Retype only the lines below from the one with "Generate a Python" to the one with "mfc='black', mec='black', label='redox", inclusive, skipping every image.

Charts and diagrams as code
*-*-*

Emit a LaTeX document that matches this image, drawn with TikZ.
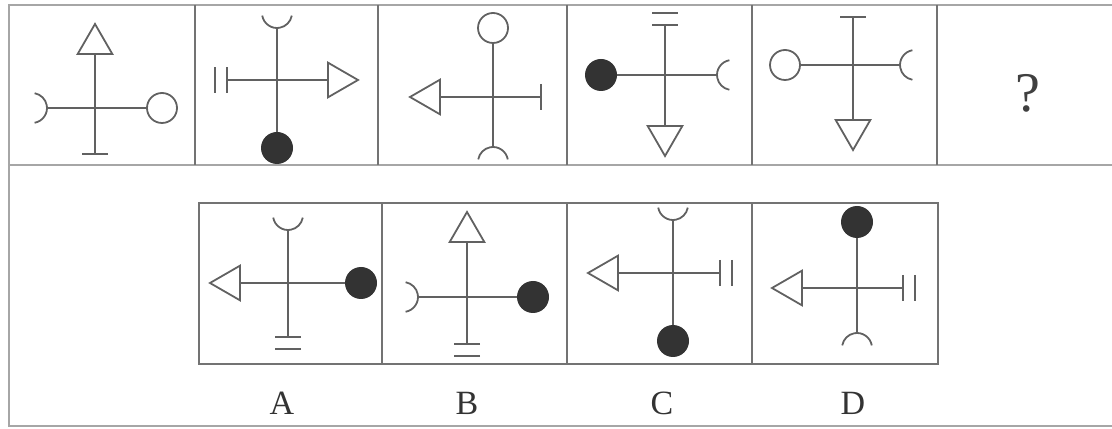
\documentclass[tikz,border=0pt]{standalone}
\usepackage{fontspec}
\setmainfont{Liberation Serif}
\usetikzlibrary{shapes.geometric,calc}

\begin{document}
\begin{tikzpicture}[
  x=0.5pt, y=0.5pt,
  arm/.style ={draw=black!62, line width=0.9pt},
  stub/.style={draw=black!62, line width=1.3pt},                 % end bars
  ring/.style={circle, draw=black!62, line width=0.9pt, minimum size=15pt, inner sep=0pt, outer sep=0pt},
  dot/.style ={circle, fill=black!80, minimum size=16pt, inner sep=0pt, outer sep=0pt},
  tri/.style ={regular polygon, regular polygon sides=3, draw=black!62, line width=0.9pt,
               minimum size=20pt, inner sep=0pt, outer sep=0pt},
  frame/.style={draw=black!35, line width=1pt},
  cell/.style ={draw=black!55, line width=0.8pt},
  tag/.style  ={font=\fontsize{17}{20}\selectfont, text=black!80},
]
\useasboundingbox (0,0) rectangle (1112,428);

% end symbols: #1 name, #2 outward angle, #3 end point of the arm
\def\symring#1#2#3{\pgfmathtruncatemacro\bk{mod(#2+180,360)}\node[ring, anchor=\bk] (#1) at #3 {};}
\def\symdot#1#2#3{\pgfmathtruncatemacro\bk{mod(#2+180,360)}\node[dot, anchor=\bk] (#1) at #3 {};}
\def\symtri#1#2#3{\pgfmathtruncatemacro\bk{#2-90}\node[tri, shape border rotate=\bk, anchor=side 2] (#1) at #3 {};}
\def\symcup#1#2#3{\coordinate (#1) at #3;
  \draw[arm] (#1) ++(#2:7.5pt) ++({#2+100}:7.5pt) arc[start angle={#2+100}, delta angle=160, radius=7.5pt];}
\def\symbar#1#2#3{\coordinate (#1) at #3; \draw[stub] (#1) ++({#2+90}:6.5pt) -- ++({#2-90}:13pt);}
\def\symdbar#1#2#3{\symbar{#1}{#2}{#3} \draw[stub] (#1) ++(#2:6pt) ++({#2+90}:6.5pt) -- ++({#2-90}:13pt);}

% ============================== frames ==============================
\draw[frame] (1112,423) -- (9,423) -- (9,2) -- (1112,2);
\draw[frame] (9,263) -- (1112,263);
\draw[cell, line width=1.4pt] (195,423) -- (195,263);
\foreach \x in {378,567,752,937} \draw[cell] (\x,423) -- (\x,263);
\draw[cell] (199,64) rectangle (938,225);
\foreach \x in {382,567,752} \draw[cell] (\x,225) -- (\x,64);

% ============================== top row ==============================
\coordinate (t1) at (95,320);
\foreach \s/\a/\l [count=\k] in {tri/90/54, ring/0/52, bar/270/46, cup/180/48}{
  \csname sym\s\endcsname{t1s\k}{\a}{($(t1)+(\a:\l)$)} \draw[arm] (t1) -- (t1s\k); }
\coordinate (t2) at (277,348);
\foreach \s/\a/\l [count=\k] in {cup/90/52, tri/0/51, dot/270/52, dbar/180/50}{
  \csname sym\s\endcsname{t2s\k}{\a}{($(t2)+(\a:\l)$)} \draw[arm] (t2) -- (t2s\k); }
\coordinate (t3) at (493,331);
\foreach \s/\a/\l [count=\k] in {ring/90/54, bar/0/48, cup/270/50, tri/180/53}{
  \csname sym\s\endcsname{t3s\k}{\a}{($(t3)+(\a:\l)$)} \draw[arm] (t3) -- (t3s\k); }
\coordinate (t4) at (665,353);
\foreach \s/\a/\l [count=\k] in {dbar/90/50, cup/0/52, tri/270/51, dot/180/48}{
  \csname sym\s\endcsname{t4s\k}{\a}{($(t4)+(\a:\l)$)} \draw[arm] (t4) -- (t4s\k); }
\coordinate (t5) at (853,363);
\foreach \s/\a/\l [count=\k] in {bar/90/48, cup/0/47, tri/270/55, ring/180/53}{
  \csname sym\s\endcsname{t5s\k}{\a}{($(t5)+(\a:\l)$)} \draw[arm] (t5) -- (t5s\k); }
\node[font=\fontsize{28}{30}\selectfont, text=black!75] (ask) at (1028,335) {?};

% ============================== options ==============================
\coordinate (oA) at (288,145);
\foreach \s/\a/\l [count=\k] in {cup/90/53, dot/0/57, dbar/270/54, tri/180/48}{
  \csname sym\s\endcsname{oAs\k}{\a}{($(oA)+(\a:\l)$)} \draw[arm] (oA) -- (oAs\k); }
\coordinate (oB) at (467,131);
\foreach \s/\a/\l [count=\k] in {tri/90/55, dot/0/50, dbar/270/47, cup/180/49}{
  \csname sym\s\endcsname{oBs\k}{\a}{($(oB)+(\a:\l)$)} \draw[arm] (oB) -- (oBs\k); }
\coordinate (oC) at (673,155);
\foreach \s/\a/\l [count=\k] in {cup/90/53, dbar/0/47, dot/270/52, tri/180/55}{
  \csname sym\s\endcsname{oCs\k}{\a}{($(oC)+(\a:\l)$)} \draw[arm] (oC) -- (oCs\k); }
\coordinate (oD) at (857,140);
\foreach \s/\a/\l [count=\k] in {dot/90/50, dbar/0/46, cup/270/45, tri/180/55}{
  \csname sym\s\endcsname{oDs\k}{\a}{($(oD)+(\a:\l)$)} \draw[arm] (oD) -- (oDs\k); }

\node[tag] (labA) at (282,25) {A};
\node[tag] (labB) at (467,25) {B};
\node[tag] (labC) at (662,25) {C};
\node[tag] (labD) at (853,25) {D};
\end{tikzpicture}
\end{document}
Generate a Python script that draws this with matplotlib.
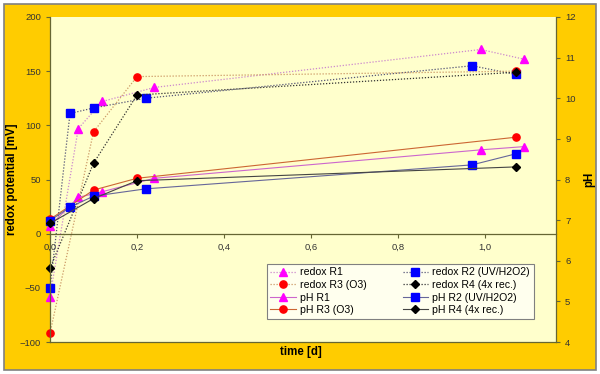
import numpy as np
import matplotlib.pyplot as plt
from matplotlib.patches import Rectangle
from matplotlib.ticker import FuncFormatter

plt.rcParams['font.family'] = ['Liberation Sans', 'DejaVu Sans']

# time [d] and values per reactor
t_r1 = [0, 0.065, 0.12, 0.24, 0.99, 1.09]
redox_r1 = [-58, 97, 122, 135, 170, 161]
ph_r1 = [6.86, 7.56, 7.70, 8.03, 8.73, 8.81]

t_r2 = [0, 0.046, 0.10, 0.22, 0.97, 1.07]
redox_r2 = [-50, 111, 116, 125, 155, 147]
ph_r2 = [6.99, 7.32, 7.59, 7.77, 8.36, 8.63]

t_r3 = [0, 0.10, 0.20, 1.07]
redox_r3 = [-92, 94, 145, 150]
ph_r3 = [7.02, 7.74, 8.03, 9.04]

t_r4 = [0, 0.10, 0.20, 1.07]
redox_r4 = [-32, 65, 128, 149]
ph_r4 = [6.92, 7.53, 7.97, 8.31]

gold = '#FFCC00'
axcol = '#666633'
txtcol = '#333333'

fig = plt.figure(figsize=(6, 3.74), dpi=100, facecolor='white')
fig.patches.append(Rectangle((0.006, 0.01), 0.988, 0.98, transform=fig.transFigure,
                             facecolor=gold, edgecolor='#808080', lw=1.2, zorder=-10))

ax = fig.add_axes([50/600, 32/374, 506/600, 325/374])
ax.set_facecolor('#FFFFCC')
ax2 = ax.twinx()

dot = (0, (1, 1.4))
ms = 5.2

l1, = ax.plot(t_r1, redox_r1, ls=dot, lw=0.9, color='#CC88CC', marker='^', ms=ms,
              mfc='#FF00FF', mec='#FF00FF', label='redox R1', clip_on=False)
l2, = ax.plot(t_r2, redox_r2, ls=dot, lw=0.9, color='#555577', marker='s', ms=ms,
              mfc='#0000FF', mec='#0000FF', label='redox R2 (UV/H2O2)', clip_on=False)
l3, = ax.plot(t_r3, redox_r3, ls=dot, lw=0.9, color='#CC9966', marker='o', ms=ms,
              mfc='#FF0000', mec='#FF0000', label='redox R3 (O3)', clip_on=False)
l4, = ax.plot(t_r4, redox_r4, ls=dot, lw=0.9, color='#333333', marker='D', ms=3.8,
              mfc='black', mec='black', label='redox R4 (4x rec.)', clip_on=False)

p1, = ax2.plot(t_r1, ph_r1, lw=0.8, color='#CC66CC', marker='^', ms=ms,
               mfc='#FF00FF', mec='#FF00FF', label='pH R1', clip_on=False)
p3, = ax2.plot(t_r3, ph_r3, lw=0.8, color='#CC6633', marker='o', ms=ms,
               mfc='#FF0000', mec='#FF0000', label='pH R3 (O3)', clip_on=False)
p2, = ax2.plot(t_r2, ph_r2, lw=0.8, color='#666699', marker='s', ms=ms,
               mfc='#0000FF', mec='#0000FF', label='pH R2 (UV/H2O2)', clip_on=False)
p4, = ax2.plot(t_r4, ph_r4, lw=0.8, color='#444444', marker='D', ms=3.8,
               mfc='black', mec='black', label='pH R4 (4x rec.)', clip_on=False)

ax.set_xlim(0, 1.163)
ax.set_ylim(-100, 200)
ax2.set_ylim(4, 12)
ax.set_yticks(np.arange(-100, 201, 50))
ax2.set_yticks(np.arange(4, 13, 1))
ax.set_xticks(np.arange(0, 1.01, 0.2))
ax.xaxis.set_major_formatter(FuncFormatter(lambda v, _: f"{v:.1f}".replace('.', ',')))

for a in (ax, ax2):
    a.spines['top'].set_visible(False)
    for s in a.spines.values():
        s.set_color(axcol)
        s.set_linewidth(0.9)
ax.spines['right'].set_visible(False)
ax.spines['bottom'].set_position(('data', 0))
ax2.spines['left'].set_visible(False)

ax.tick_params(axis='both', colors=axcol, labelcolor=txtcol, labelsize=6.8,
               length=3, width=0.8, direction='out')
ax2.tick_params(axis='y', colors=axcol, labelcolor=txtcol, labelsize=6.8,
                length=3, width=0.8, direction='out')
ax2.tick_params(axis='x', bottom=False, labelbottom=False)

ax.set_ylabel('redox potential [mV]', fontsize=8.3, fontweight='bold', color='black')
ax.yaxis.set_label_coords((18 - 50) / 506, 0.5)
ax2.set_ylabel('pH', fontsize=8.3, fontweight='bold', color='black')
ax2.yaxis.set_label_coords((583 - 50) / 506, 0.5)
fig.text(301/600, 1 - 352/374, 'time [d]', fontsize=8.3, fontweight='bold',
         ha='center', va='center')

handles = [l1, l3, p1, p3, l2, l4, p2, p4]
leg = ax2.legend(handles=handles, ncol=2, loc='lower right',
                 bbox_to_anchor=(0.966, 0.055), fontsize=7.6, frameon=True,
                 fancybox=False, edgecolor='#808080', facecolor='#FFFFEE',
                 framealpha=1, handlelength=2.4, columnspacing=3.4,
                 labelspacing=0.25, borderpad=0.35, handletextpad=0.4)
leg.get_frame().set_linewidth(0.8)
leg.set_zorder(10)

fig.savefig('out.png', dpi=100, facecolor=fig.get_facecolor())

*-*-*

* **TASK ANSWER**:
Generate a Python script that draws this with matplotlib.
import numpy as np
import matplotlib.pyplot as plt
from matplotlib.patches import Rectangle
from matplotlib.ticker import FuncFormatter

plt.rcParams['font.family'] = ['Liberation Sans', 'DejaVu Sans']

# time [d] and values per reactor
t_r1 = [0, 0.065, 0.12, 0.24, 0.99, 1.09]
redox_r1 = [-58, 97, 122, 135, 170, 161]
ph_r1 = [6.86, 7.56, 7.70, 8.03, 8.73, 8.81]

t_r2 = [0, 0.046, 0.10, 0.22, 0.97, 1.07]
redox_r2 = [-50, 111, 116, 125, 155, 147]
ph_r2 = [6.99, 7.32, 7.59, 7.77, 8.36, 8.63]

t_r3 = [0, 0.10, 0.20, 1.07]
redox_r3 = [-92, 94, 145, 150]
ph_r3 = [7.02, 7.74, 8.03, 9.04]

t_r4 = [0, 0.10, 0.20, 1.07]
redox_r4 = [-32, 65, 128, 149]
ph_r4 = [6.92, 7.53, 7.97, 8.31]

gold = '#FFCC00'
axcol = '#666633'
txtcol = '#333333'

fig = plt.figure(figsize=(6, 3.74), dpi=100, facecolor='white')
fig.patches.append(Rectangle((0.006, 0.01), 0.988, 0.98, transform=fig.transFigure,
                             facecolor=gold, edgecolor='#808080', lw=1.2, zorder=-10))

ax = fig.add_axes([50/600, 32/374, 506/600, 325/374])
ax.set_facecolor('#FFFFCC')
ax2 = ax.twinx()

dot = (0, (1, 1.4))
ms = 5.2

l1, = ax.plot(t_r1, redox_r1, ls=dot, lw=0.9, color='#CC88CC', marker='^', ms=ms,
              mfc='#FF00FF', mec='#FF00FF', label='redox R1', clip_on=False)
l2, = ax.plot(t_r2, redox_r2, ls=dot, lw=0.9, color='#555577', marker='s', ms=ms,
              mfc='#0000FF', mec='#0000FF', label='redox R2 (UV/H2O2)', clip_on=False)
l3, = ax.plot(t_r3, redox_r3, ls=dot, lw=0.9, color='#CC9966', marker='o', ms=ms,
              mfc='#FF0000', mec='#FF0000', label='redox R3 (O3)', clip_on=False)
l4, = ax.plot(t_r4, redox_r4, ls=dot, lw=0.9, color='#333333', marker='D', ms=3.8,
              mfc='black', mec='black', label='redox R4 (4x rec.)', clip_on=False)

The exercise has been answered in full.